[Begin]

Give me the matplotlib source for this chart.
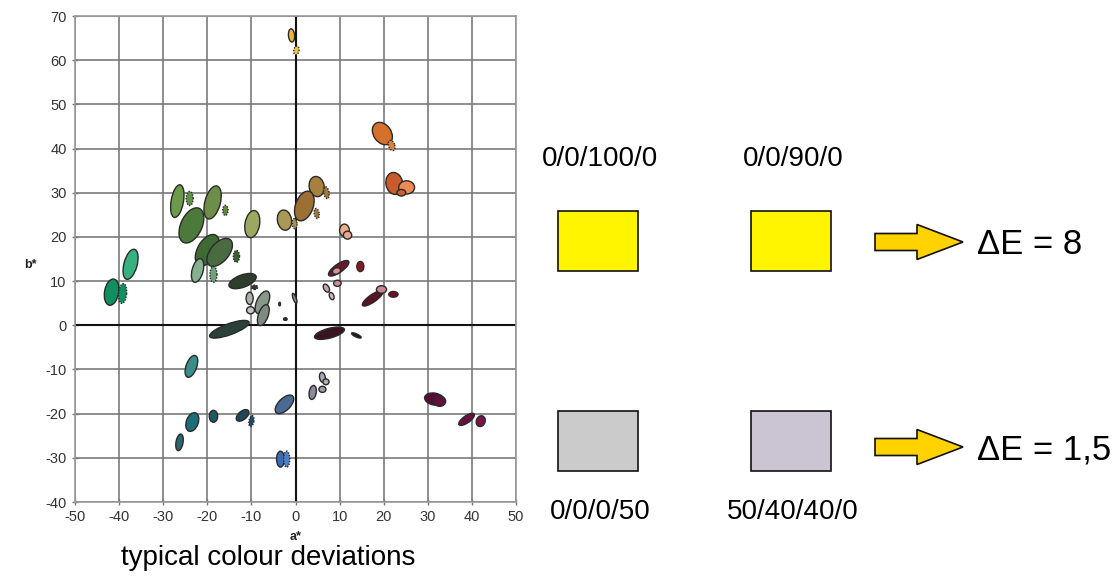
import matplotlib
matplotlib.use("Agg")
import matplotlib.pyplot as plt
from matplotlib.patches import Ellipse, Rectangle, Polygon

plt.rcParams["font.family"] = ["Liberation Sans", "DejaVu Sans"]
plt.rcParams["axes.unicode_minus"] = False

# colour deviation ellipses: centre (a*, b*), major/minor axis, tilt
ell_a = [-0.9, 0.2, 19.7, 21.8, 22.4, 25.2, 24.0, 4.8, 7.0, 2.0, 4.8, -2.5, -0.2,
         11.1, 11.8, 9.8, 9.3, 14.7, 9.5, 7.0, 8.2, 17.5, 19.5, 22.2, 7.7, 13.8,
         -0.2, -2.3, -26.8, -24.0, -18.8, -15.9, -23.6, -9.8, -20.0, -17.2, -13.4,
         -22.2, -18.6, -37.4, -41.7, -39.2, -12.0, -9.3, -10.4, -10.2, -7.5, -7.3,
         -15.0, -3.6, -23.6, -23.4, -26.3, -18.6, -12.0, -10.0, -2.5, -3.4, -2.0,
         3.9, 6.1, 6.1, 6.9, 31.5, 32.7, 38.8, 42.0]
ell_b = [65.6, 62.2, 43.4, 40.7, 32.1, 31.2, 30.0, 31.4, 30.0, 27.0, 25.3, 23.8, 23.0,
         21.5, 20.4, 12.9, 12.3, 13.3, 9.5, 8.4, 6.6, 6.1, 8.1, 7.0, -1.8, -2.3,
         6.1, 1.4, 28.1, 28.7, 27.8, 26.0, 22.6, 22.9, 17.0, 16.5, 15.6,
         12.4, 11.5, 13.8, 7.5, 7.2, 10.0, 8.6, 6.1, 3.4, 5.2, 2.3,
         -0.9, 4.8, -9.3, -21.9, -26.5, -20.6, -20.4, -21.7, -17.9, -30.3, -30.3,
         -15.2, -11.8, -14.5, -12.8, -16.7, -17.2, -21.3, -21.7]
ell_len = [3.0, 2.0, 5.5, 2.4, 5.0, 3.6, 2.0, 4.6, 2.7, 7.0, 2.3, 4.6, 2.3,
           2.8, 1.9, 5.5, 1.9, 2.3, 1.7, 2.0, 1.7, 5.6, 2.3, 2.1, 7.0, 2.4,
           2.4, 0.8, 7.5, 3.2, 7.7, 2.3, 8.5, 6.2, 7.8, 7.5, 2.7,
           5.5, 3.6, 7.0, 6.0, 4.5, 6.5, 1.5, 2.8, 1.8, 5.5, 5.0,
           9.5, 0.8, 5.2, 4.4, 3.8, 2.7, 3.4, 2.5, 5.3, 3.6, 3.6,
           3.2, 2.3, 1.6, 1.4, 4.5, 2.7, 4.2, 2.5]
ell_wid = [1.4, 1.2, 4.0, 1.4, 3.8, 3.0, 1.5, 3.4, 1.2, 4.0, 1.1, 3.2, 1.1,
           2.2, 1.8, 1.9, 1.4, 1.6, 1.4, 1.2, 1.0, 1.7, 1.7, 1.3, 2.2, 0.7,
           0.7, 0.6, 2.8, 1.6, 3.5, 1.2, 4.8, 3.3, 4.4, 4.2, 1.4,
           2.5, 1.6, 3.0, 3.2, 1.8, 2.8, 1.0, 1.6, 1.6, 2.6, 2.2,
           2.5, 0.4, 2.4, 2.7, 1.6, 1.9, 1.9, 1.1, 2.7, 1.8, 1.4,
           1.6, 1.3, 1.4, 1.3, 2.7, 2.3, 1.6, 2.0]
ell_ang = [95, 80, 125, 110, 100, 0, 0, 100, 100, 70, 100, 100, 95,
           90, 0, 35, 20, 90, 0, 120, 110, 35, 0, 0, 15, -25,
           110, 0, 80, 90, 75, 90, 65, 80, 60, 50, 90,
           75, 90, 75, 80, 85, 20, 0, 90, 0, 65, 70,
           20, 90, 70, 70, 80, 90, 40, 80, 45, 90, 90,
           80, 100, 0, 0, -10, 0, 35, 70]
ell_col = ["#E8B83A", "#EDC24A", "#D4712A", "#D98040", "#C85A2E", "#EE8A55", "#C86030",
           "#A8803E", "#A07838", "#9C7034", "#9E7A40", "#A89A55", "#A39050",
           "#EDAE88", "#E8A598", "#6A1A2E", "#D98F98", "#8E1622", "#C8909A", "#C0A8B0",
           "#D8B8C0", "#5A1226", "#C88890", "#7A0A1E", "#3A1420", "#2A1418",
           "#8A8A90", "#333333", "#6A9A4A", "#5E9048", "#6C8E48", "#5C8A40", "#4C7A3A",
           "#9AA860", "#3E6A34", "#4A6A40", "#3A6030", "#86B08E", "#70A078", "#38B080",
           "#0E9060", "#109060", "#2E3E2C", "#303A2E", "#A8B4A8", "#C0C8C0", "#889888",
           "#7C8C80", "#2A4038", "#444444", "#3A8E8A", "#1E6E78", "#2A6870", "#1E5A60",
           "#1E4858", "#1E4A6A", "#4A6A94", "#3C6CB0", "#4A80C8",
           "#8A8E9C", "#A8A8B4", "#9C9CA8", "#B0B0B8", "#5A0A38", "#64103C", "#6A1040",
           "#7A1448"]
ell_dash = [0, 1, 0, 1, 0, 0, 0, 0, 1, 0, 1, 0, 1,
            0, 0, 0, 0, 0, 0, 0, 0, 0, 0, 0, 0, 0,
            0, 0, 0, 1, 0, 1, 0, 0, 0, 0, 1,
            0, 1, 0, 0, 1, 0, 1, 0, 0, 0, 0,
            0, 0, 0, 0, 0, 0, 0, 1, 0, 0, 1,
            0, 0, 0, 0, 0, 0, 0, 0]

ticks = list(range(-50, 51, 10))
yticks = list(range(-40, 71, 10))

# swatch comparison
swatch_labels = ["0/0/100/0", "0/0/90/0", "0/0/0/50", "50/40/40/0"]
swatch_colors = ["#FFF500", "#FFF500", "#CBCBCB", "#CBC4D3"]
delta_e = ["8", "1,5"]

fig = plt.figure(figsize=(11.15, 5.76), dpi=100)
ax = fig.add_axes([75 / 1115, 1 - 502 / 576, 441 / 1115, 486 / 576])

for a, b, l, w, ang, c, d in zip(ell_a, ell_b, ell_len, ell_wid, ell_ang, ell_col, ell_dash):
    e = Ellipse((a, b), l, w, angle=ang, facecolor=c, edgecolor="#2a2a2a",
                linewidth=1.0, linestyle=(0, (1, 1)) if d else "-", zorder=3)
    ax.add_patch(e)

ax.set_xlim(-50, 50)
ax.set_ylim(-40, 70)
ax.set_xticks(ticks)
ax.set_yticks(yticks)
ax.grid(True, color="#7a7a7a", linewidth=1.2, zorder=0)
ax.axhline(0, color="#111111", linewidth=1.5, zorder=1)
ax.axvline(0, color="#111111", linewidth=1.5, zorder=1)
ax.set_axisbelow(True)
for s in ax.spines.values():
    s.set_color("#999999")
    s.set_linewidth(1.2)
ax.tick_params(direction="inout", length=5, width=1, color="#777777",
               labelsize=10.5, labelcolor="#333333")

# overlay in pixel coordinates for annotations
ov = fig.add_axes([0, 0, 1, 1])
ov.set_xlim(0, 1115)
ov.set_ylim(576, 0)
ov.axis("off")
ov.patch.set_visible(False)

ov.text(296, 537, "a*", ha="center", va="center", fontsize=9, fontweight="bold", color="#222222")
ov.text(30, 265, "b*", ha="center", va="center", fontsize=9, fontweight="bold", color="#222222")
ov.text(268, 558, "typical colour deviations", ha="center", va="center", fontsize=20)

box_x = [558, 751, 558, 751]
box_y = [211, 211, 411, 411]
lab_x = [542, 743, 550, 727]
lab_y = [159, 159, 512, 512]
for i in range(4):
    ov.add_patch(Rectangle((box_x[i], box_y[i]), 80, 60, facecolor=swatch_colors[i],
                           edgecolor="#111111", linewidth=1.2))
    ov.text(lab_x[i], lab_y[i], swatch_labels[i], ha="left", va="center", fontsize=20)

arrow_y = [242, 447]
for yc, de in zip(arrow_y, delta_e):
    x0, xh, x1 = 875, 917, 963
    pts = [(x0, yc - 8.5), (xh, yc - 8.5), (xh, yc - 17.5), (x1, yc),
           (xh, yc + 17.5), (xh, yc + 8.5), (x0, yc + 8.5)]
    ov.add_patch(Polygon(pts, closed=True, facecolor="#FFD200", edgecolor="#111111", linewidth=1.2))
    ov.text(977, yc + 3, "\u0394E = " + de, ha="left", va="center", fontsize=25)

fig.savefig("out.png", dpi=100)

[End]
[Begin]

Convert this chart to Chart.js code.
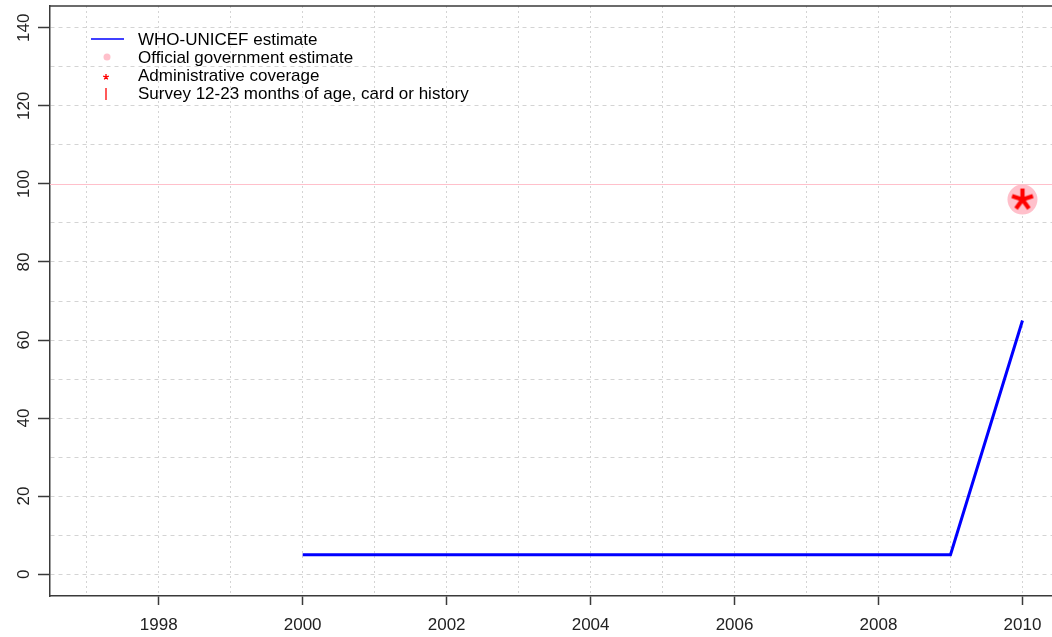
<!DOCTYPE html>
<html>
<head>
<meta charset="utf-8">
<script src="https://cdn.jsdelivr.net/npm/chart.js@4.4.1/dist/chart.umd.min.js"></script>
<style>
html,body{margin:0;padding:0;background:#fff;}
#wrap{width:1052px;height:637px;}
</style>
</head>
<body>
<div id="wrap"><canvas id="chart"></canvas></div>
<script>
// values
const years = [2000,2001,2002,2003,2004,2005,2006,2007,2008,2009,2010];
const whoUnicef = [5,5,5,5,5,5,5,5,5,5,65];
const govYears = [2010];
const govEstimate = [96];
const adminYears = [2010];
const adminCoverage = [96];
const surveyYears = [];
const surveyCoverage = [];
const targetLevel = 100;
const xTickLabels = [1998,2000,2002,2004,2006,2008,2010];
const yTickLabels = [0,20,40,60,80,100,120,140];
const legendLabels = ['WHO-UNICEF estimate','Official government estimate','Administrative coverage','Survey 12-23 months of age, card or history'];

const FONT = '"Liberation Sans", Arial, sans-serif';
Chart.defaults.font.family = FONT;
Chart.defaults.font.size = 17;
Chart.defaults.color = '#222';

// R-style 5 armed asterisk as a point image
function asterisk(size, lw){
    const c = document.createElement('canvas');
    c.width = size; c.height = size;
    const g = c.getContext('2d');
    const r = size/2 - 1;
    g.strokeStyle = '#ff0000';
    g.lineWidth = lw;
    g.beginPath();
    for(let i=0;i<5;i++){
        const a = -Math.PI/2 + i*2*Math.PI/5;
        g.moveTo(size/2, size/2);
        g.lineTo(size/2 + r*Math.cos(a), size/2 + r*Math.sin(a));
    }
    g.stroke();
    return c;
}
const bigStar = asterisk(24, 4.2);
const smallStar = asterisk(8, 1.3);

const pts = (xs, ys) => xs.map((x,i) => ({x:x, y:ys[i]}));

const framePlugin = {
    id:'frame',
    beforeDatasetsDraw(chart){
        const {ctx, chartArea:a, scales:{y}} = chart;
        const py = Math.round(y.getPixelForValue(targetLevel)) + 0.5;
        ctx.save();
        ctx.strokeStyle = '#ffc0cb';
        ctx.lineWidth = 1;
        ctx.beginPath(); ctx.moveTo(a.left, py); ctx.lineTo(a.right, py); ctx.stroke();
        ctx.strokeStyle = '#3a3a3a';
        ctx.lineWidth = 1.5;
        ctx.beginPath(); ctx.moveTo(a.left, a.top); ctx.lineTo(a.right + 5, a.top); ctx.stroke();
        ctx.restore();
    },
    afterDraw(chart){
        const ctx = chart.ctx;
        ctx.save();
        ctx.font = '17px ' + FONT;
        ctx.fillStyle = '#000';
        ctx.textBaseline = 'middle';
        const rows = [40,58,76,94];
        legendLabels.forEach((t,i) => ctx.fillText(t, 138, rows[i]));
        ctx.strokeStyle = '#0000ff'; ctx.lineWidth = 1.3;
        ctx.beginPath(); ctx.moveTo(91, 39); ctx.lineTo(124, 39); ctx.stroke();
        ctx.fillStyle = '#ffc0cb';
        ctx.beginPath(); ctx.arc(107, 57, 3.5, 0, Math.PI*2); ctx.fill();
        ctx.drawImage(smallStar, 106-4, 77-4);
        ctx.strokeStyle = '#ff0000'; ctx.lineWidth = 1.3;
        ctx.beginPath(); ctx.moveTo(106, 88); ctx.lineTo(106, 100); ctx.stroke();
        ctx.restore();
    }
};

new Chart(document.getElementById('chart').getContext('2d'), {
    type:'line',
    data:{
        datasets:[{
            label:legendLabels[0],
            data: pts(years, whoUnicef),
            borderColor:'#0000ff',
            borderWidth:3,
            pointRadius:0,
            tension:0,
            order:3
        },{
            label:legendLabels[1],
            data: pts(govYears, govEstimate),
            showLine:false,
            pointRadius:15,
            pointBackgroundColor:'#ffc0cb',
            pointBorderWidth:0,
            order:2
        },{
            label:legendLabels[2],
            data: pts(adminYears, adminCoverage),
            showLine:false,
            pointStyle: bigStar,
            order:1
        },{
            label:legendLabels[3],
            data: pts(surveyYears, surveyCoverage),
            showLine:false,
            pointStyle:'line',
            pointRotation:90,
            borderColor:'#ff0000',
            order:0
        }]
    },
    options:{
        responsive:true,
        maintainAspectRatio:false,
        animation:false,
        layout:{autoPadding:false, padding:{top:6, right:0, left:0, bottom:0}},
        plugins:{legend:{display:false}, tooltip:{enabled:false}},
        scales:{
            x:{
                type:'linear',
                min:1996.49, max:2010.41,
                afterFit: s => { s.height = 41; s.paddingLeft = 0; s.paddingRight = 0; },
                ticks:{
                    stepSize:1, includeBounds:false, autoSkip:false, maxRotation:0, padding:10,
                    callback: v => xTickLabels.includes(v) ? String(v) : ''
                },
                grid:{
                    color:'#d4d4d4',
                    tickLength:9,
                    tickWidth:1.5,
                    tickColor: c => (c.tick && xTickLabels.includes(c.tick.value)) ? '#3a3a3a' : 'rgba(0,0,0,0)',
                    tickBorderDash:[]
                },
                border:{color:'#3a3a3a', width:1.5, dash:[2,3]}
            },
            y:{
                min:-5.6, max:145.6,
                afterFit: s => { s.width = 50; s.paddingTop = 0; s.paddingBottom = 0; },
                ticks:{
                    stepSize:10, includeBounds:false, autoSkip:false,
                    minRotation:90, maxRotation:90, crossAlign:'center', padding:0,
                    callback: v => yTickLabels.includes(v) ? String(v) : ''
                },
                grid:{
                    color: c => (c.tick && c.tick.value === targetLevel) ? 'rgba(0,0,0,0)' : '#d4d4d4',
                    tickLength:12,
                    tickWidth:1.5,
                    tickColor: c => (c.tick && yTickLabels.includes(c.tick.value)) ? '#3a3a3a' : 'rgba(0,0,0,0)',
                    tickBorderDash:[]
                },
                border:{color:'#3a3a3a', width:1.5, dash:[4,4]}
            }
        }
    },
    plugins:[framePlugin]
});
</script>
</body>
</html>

[End]

* **Exercise objective**
The first line to give again is the one with "Give me the matplotlib source for this chart.", and the last is the one with "from matplotlib.patches import". Repeat them and everything between exactly, minus the pictures.

* **Answer below**
Give me the matplotlib source for this chart.
import matplotlib
matplotlib.use("Agg")
import matplotlib.pyplot as plt
from matplotlib.patches import Ellipse, Rectangle, Polygon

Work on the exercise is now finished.